I've been reading and watching videos a lot about asyncio in python, but there's something I can't wrap my head around.

I understand that asyncio is great when dealing with databases or http requests, because database management systems and http servers can handle multiple rapid requests, but...

How can it be good for files, writing in particular..

Let's discuss this case with this code that is running on a server as fastAPI webApp.

@app.get('/end_point')
async function ()
    do_something()
    await write_to_a_file
    do_more_stuff_and_return

Now, as a server, it may get like 50, 100, or even more rapid requests that will trigger this function, yes await will pause the next instruction inside function() , but if there are multiple requests coming this function will start so many times and execute multiple write attempt at once to the file, which may corrupt the data inside.

That's why I can't really understand how it is recommended to use asyncio for files.

Am I getting something wrong here?
Is there a way to instruct the event_loop to give this higher priority to that function event or some another way to avoid this?

What I'm doing now is delaying writing files until I have X amount of data to write [write in bursts], but I still think that any function that does interaction with files shouldn't be async function.

But then, I don't know how am I going to deal with tons of requests....
Your thoughts will be highly appreciated as I'm having a hard time with this.

thanks, have a good day.

I'm trying to write data to file, but the server will surly receive bursts of requests.
So in a way I don't know how to handle this situation, and I fear the corruption of data.


Solution

  • I'm trying to write data to file, but the server will surly receive bursts of requests.

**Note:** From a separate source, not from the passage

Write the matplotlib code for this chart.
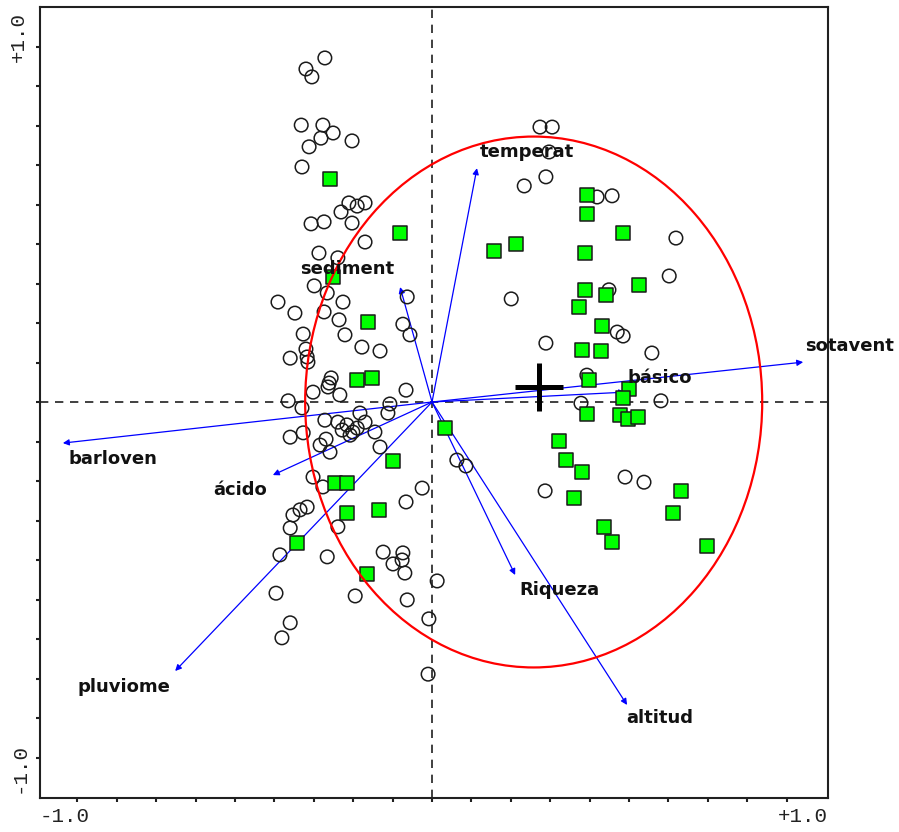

So in a way I don't know how to handle this situation, and I fear the corruption of data.

    Yes, corruption could happen from time to time especially if you use aiofiles. If I'm not wrong it uses threads to achieve this.

    I think you have two options here:

    1. Using lock and background tasks: in FastApi(since you mentioned) you can do the writing in the background (after sending the respond to the user), and there, acquire a lock object for writing to the file.

    2. Queue the messages for writing: instead of directly writing to the file, put them on a queue and let another task/process get do the writing part.

    In both cases user won't wait for writing to be finished and get the response immediately and the writing part will happen in sync.